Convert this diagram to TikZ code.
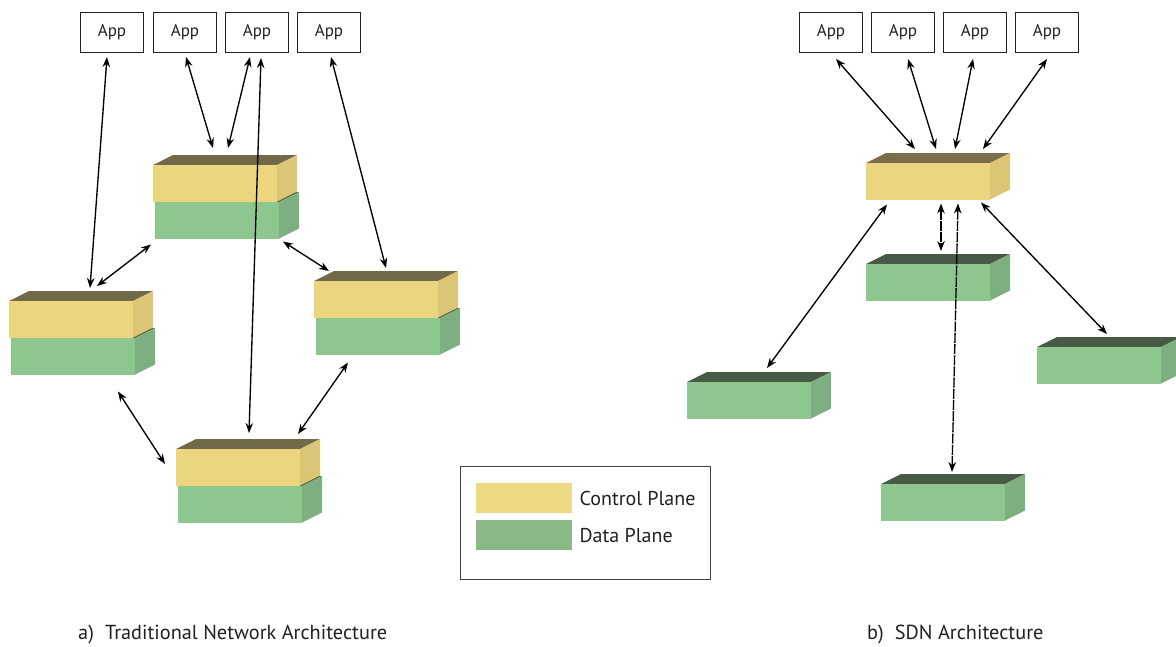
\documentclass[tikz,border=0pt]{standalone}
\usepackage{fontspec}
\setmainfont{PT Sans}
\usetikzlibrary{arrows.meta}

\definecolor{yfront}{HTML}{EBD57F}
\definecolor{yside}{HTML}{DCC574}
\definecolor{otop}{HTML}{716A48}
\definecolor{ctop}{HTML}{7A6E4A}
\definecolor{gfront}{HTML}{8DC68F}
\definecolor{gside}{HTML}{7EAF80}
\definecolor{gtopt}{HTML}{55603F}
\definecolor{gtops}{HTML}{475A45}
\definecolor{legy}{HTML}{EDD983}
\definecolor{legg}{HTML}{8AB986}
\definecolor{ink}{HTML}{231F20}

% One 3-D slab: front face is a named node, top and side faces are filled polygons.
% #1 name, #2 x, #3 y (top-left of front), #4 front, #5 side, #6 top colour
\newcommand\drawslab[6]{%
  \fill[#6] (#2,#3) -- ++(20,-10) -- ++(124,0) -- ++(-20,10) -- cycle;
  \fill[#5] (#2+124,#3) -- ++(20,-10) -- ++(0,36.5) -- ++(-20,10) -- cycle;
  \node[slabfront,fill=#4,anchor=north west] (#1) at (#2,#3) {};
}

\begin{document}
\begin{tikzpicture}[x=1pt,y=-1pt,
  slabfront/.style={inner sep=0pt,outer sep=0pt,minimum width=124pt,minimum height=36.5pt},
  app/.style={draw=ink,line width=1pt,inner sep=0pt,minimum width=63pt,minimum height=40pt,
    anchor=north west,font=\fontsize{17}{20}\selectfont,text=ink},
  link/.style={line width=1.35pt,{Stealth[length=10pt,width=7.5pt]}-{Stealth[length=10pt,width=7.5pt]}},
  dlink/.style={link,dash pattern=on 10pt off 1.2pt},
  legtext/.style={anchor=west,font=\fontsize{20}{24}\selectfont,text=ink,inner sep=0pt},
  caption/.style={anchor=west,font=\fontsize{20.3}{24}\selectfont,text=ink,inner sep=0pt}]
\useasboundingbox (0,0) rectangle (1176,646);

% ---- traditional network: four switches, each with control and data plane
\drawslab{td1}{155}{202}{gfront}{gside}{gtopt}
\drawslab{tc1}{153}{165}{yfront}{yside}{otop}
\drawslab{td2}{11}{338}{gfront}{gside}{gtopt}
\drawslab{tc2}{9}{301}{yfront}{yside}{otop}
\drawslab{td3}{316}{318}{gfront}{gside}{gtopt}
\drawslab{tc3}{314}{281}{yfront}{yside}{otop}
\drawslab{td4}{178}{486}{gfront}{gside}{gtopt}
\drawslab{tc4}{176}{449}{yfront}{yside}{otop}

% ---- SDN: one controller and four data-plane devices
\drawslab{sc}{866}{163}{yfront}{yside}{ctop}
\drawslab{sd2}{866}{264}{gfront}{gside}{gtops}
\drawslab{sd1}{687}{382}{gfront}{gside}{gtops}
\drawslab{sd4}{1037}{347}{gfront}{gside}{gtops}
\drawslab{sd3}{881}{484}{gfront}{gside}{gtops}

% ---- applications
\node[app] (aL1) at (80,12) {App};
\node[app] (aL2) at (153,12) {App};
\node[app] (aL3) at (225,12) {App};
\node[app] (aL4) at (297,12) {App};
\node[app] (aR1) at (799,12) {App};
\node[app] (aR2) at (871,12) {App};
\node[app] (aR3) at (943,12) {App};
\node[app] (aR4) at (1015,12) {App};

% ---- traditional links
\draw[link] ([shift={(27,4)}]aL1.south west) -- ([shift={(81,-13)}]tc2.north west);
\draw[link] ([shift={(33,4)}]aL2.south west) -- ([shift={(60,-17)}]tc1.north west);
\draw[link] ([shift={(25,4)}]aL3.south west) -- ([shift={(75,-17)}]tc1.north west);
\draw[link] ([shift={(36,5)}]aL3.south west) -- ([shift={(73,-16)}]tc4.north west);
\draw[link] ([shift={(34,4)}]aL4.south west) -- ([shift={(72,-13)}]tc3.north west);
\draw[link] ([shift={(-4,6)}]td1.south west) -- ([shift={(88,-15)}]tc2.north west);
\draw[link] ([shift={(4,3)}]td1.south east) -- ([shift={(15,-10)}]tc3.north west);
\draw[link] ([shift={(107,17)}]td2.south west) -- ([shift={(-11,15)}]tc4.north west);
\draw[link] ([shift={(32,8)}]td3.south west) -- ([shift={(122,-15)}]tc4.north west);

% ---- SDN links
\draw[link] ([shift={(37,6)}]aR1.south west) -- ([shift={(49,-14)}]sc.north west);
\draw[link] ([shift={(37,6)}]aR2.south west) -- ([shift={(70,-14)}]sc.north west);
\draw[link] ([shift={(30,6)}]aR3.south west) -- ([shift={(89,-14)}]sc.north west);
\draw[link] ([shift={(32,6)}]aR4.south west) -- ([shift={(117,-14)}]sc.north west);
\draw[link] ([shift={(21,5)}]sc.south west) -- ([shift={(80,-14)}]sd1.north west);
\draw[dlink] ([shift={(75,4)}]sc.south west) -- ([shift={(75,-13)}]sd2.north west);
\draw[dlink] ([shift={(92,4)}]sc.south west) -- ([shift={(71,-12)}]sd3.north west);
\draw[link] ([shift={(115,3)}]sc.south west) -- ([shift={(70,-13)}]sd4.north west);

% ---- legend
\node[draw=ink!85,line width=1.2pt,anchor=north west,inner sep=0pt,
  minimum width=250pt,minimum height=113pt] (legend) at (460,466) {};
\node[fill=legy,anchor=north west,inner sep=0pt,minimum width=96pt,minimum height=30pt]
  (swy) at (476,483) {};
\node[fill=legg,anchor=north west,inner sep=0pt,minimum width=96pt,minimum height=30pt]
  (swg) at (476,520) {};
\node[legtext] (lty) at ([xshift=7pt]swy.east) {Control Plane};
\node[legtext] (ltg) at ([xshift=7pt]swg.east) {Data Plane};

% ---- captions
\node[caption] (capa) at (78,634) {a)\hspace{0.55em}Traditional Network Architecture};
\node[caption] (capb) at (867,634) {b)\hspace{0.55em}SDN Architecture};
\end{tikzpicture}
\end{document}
::::
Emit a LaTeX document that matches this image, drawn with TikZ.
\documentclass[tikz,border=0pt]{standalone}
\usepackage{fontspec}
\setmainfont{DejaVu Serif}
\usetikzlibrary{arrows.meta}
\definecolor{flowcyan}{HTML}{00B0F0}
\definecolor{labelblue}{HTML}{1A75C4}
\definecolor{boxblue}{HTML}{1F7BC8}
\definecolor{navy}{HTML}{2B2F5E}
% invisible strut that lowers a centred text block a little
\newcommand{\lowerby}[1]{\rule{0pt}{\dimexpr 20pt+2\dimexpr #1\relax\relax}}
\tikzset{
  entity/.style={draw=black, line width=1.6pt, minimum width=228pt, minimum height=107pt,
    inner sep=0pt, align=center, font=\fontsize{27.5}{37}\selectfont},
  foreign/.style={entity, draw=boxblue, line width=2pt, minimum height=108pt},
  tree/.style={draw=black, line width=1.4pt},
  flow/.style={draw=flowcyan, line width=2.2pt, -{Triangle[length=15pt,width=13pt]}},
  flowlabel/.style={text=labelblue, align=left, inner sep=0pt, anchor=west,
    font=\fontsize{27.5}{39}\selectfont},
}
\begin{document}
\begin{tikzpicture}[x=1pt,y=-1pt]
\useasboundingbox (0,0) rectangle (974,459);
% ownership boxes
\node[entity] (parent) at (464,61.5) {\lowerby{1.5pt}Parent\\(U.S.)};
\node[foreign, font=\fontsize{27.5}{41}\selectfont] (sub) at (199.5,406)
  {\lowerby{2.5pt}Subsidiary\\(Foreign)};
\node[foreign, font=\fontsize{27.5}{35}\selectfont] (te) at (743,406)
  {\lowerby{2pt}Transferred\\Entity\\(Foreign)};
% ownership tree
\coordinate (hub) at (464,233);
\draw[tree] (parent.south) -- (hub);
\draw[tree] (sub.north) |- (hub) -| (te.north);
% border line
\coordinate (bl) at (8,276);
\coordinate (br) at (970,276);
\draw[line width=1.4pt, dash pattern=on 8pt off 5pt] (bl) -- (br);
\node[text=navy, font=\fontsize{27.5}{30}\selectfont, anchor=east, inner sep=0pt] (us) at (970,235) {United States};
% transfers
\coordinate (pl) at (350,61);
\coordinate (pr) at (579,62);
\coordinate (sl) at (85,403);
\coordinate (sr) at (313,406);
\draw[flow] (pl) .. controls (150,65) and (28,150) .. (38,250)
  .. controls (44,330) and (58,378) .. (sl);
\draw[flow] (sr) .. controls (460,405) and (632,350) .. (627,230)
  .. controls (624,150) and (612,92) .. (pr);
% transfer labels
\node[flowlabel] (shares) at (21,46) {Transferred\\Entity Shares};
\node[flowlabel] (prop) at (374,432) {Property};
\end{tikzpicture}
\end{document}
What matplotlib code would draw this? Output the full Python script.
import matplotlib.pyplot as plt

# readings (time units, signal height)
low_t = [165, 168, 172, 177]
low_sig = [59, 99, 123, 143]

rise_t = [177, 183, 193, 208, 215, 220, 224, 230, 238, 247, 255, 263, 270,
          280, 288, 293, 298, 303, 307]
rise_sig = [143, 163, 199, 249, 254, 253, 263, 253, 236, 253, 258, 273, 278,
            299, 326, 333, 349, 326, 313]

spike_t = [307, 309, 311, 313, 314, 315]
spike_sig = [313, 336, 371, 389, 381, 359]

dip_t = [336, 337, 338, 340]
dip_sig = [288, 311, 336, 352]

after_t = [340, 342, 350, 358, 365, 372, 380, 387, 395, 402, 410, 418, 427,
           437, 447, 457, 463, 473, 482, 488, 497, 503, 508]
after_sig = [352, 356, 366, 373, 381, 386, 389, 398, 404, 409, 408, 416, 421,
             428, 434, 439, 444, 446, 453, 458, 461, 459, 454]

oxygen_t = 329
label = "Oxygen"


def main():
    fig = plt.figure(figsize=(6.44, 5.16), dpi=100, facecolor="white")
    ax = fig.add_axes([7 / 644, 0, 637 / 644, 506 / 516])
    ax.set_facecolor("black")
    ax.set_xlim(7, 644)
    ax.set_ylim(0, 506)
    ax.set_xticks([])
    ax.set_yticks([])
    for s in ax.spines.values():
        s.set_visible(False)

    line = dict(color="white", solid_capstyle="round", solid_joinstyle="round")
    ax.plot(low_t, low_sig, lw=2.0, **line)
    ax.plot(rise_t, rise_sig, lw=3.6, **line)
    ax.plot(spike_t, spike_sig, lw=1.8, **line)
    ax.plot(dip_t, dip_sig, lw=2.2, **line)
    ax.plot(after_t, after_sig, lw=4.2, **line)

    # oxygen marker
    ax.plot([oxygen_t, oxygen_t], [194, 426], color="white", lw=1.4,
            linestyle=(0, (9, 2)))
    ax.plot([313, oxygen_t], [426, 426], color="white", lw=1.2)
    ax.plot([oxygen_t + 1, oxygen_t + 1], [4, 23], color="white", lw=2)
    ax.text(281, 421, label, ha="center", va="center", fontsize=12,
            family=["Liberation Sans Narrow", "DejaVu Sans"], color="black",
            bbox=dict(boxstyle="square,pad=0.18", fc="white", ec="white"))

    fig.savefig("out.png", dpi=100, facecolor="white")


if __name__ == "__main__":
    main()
::::
• **EXERCISE AIM**
Copy every line that includes the string "matplotlib" from the material above.

• **RESPONSE TO THE EXERCISE**
What matplotlib code would draw this? Output the full Python script.
import matplotlib.pyplot as plt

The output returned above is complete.